Click Through Rates Matter Less Than We Thought
We already know that click-through rates on online display ads are abysmal. Now a study from the startup Pretarget and ComScore revealed that even when a user clicks on an ad, the correlation between that click and a conversion is virtually nonexistent.
Over nine months, Pretarget analyzed more than 260 million ad impressions across the campaigns of 18 advertisers, the company said, and tracked conversions ranging from filling out an online form to downloading software. In the analysis, Pretarget found that the Pearson correlation (a common correlation methodology) between clicks and a conversion was 0.01, the lowest correlation rate among metrics tracked in the study (a 0 result would mean there is absolutely no correlation, while 1.0 would signify the strongest possible correlation.)
At the high end of the correlation spectrum for the metrics tracked was what the companies referred to as “ad hover/interaction,” or when a web user moves his or her cursor over an ad, thus “engaging” with it. That interaction registered a correlation of 0.49.
The study found a slightly weaker but still significant correlation between viewable impressions and conversion, coming in with a Pearson result of 0.35. Gross impressions served registered a modest correlation of 0.17.

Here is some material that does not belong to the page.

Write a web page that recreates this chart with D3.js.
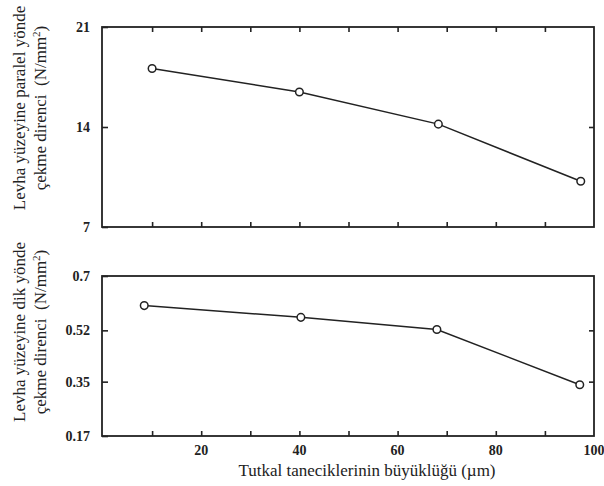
<!DOCTYPE html>
<html><head><meta charset="utf-8">
<script src="https://cdn.jsdelivr.net/npm/d3@7"></script>
<style>body{margin:0;background:#fff}svg{display:block}text{font-family:"Liberation Serif","Times New Roman",serif;fill:#222}</style>
</head><body><svg id="c" width="604" height="486"></svg>
<script>
const xTicks = [10,20,30,40,50,60,70,80,90];
const xTickLabels = [20,40,60,80,100];
const sizes = [10, 40, 68.3, 97.3];
const parallelValues = [18.1, 16.45, 14.2, 10.2];
const sizesBottom = [8.4, 40.3, 68, 97.1];
const perpendicularValues = [0.602, 0.563, 0.523, 0.34];
const topYTicks = [7, 14, 21];
const bottomYTicks = [0.17, 0.35, 0.52, 0.7];

const svg = d3.select("#c");
const ink = "#222";
const x = d3.scaleLinear().domain([0,100]).range([103,594]);
const L = 102, R = 594;

function panel(top, bottom, domain, yTicks, fmt, xs, ys, opts) {
  const y = d3.scaleLinear().domain(domain).range([bottom, top]);
  const g = svg.append("g");
  g.append("rect").attr("x", L).attr("y", top).attr("width", R-L).attr("height", bottom-top)
    .attr("fill","none").attr("stroke", ink).attr("stroke-width", 1.8);
  const bAx = d3.axisBottom(x).tickValues(xTicks).tickSize(-5).tickFormat("");
  g.append("g").attr("transform",`translate(0,${bottom})`).call(bAx)
    .call(s=>{s.select(".domain").remove(); s.selectAll("line").attr("stroke",ink).attr("stroke-width",1.6);});
  if (opts.topTicks) {
    const tAx = d3.axisTop(x).tickValues(xTicks).tickSize(-5).tickFormat("");
    g.append("g").attr("transform",`translate(0,${top})`).call(tAx)
      .call(s=>{s.select(".domain").remove(); s.selectAll("line").attr("stroke",ink).attr("stroke-width",1.6);});
  }
  const lAx = d3.axisLeft(y).tickValues(yTicks).tickSize(-6).tickPadding(12).tickFormat(fmt);
  g.append("g").attr("transform",`translate(${L},0)`).call(lAx)
    .call(s=>{s.select(".domain").remove();
      s.selectAll("line").attr("stroke",ink).attr("stroke-width",1.6);
      s.selectAll("text").attr("font-size",14).attr("font-weight","bold").attr("fill",ink)
        .style("font-family",'"Liberation Serif",serif');});
  const rAx = d3.axisRight(y).tickValues(yTicks.slice(1,-1)).tickSize(-5).tickFormat("");
  g.append("g").attr("transform",`translate(${R},0)`).call(rAx)
    .call(s=>{s.select(".domain").remove(); s.selectAll("line").attr("stroke",ink).attr("stroke-width",1.6);});
  const pts = xs.map((v,i)=>[x(v), y(ys[i])]);
  g.append("path").attr("d", d3.line()(pts)).attr("fill","none").attr("stroke",ink).attr("stroke-width",1.5);
  g.selectAll("circle").data(pts).join("circle").attr("cx",d=>d[0]).attr("cy",d=>d[1]).attr("r",3.8)
    .attr("fill","#fff").attr("stroke",ink).attr("stroke-width",1.5);
  return y;
}

panel(27, 227, [7,21], topYTicks, d=>String(d), sizes, parallelValues, {topTicks:true});
panel(276, 436, [0.17,0.7], bottomYTicks, d=>String(d), sizesBottom, perpendicularValues, {topTicks:false});

svg.append("g").selectAll("text").data(xTickLabels).join("text")
  .attr("x", d=>x(d)).attr("y", 455).attr("text-anchor","middle")
  .attr("font-size",14).attr("font-weight","bold").text(d=>d);

svg.append("text").attr("x", 367).attr("y", 476).attr("text-anchor","middle")
  .attr("font-size",17).text("Tutkal taneciklerinin büyüklüğü (µm)");

function ytitle(cy, l1, l2) {
  svg.append("text").attr("transform",`translate(25,${cy}) rotate(-90)`).attr("text-anchor","middle").attr("font-size",17).text(l1);
  const t2 = svg.append("text").attr("transform",`translate(46,${cy}) rotate(-90)`).attr("text-anchor","middle").attr("font-size",17);
  t2.append("tspan").text(l2);
  t2.append("tspan").text("(N/mm");
  t2.append("tspan").attr("font-size",11).attr("dy",-6).text("2");
  t2.append("tspan").attr("dy",6).text(")");
}
ytitle(108, "Levha yüzeyine paralel yönde", "çekme direnci\u00a0\u00a0");
ytitle(332, "Levha yüzeyine dik yönde", "çekme direnci\u00a0\u00a0");
</script></body></html>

The findings lend credence to those who have long said it’s time that the industry makes a serious move away from measuring campaign success based on click-throughs, the foundation of online display advertising that’s looking more flawed by the day.
“My key takeaway,” said Pretarget founder and CEO Keith Pieper, “is that optimizing to viewable impressions or hover time is a better proxy for a brand advertiser than a click-through rate.”
Pretarget used ComScore’s validated Campaign Essentials product to gather data on viewability and “ad hovering.” Pretarget, which helps advertisers target web users who have searched online for a specific keyword, used a demand-side platform to collect data on clicks as well conversion data based on cookies.
Kirby Winfield, senior VP-corporate development at Comscore, said the findings could push direct-response marketers to focus on metrics that have largely been the domain of brand advertising.
“Metrics like ‘hover’ and ‘view’ that have typically been thought of as more brand-focused metrics actually can end up being superappropriate for direct marketers,” he said.
ComScore did not underwrite the study.